Getting one's hair cut is in some ways a ritual with personal meaning. I suspect women are more concerned, but it is also important to males.
Growing up in Oshawa my father directed me to where I would get my hair cut and I stayed loyal on my own which was easy as it was right across from my high school, Oshawa Central Collegiate. Steve Salmer was someone my father knew long before and told me a little of their family history. They didn't have a lot of money and they identified one son as the best chance to get ahead and the rest worked to put him through law school. That one son became my father's lawyer dealing with my father's trucking business. Steve, happened to be of Ukrainian descent.

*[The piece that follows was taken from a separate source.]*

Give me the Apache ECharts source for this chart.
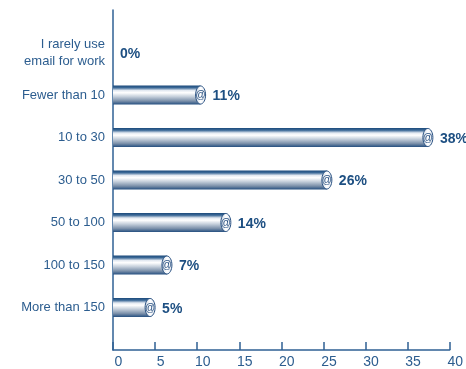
<!DOCTYPE html>
<html>
<head>
<meta charset="utf-8">
<style>
  html, body { margin: 0; padding: 0; background: #fff; }
  #chart { width: 466px; height: 369px; }
</style>
<script src="https://cdn.jsdelivr.net/npm/echarts@6/dist/echarts.min.js"></script>
</head>
<body>
<div id="chart"></div>
<script>
// Emails received per working day
const categories = [
  'I rarely use\nemail for work',
  'Fewer than 10',
  '10 to 30',
  '30 to 50',
  '50 to 100',
  '100 to 150',
  'More than 150'
];
const shares = [0, 11, 38, 26, 14, 7, 5];
const xTicks = { min: 0, max: 40, step: 5 };

const navy = '#1d4f82';
const axisBlue = '#2f6094';
const textBlue = '#2c5d8f';
const fontFamily = 'Liberation Sans, Arial, sans-serif';

const chart = echarts.init(document.getElementById('chart'), null, { renderer: 'canvas' });

// rows sit at 1..n on a padded value axis so the axis line runs past the first and last bar
const rows = shares.map((v, i) => [v, i + 1]);

const tubeFill = new echarts.graphic.LinearGradient(0, 0, 0, 1, [
  { offset: 0.0, color: '#1b4a7b' },
  { offset: 0.12, color: '#3d6a98' },
  { offset: 0.26, color: '#e3e9f1' },
  { offset: 0.38, color: '#ffffff' },
  { offset: 0.58, color: '#c6d0dc' },
  { offset: 0.82, color: '#7a8fa9' },
  { offset: 1.0, color: '#254f80' }
]);
const capFill = new echarts.graphic.LinearGradient(0, 0, 1, 0, [
  { offset: 0, color: '#c9d3df' },
  { offset: 0.5, color: '#ffffff' },
  { offset: 1, color: '#dfe5ee' }
]);

// a rolled tube: gradient body, an elliptical end with an @ on it, then the share
function renderTube(params, api) {
  const v = api.value(0);
  const row = api.value(1);
  const start = api.coord([0, row]);
  const end = api.coord([v, row]);
  const h = 19;
  const rx = 5;
  const children = [];
  if (v > 0) {
    const capX = end[0] - rx;
    children.push({
      type: 'rect',
      shape: { x: start[0], y: start[1] - h / 2, width: capX - start[0], height: h },
      style: { fill: tubeFill }
    });
    children.push({
      type: 'ellipse',
      shape: { cx: capX, cy: end[1], rx: rx, ry: h / 2 - 0.5 },
      style: { fill: capFill, stroke: '#2a5283', lineWidth: 1 }
    });
    children.push({
      type: 'text',
      style: {
        x: capX, y: end[1] + 0.5, text: '@',
        align: 'center', verticalAlign: 'middle',
        fontSize: 10, fontFamily: fontFamily,
        fill: '#2a5283'
      }
    });
  }
  children.push({
    type: 'text',
    style: {
      x: end[0] + 7, y: end[1] + 1.5, text: v + '%',
      align: 'left', verticalAlign: 'middle',
      fontSize: 14, fontWeight: 'bold',
      fontFamily: fontFamily,
      fill: navy
    }
  });
  return { type: 'group', children };
}

chart.setOption({
  animation: false,
  backgroundColor: '#ffffff',
  grid: { left: 113, right: 14, top: 10, bottom: 19, containLabel: false },
  xAxis: {
    type: 'value',
    position: 'bottom',
    min: xTicks.min,
    max: xTicks.max,
    interval: xTicks.step,
    axisLine: { show: true, onZero: false, lineStyle: { color: axisBlue, width: 1.5 } },
    axisTick: { show: true, inside: true, length: 8, lineStyle: { color: axisBlue, width: 1.5 } },
    splitLine: { show: false },
    axisLabel: {
      color: textBlue, fontSize: 14, margin: 5,
      fontFamily: fontFamily,
      padding: [0, 0, 0, 11]
    }
  },
  yAxis: {
    type: 'value',
    inverse: true,
    min: 0,
    max: categories.length + 1,
    interval: 1,
    axisLine: { show: true, onZero: false, lineStyle: { color: axisBlue, width: 1.5 } },
    axisTick: { show: false },
    splitLine: { show: false },
    axisLabel: {
      color: textBlue, fontSize: 13, margin: 8, lineHeight: 17,
      fontFamily: fontFamily,
      align: 'right',
      formatter: (v) => categories[v - 1] || ''
    }
  },
  series: [{
    type: 'custom',
    renderItem: renderTube,
    clip: false,
    data: rows,
    encode: { x: 0, y: 1 }
  }]
});
</script>
</body>
</html>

Steve was my barber until we moved from town just after grade 11. I remember sitting in chairs and told to move further from the window so prospective customers would not be deterred. Steve humoured me when I rebelled against a regular brush cut as I am sure he had been through it many times.
There are no photos of me getting my hair cut, but my father who was a prolific photographer did take a photo of my brother Marshall at the hands of Steve Salmer.
I knew a fair number of Ukrainians in Oshawa. I even had a Ukrainian aunt, Aunt Mary Coakwell. Lots of friends at school and also Polish and Italians. Michael Starr representing Oshawa was the first Ukrainian cabinet minister. A few years later I helped him to lose an election. Check out http://www.johnfdavidson.com/2014/04/my-short-but-educational-political.html One of my longest time relations with a girl friend was Ukrainian and I spent a lot of time with her family getting to appreciate Ukrainian food and customs..
After many twists and turns before I ended up in Hamilton and met my wife who is actually half Italian and half Ukrainian. One of her uncles was a Ukrainian lawyer whose father was a Ukrainian Greek Orthodox priest whose church, St Vladimir's I was married in. Of course I gained some Ukrainian aunts. Definitely got to appreciate Ukrainian food (my favorite was something called beet leaf Holubschi??
Steve was actually my barber with the longest hair cutting relationship. In Haliburton I had two barbers--at university I wasn't sure who they were, but do remember I met my wife outside their shop. As I worked different parts of the province I had some good barbers--I remember one Italian barber in Oakville that I went out of my way to visit and also another one in the town of Hagersville, but I was on the move all the time and two reliable barbers actually retired on me.
Getting hair cut is a drain on the pocket book and often inconvenient. I would sometimes get up early on Saturdays to be first in line otherwise would have to wait one or two hours. At one stage my wife volunteered. She would usually comment on my hair cuts--too short, too long or too uneven and I trusted and valued her judgment. Eventually decided it was cheaper, more convenient and even more satisfying to trust my hair cuts to my wife.
In the warm weather it is done out on our back porch where the mess is easier to handle.
My wife is also Italian, so keeping one's hair at its best comes natural.
Did I learn anything worthy of the Ukrainian culture? I certainly learned to like much of their food including perogies, and cabbage rolls. One my favorites was something I remember as beet leaf holubsti. I enjoyed the dancing and the accompanying music. I learned a little of their history. My son who lives in New Zealand said that he found it very difficult to find pirogies in his new country. On one of our trips to watch the Raptors play my son and I went to Wayne Gretsky's restaurant and enjoyed a Polish version. Back in Hamilton about six blocks from where we live Loaded Pirogies with some innovative ways of enjoying one of my favorite foods.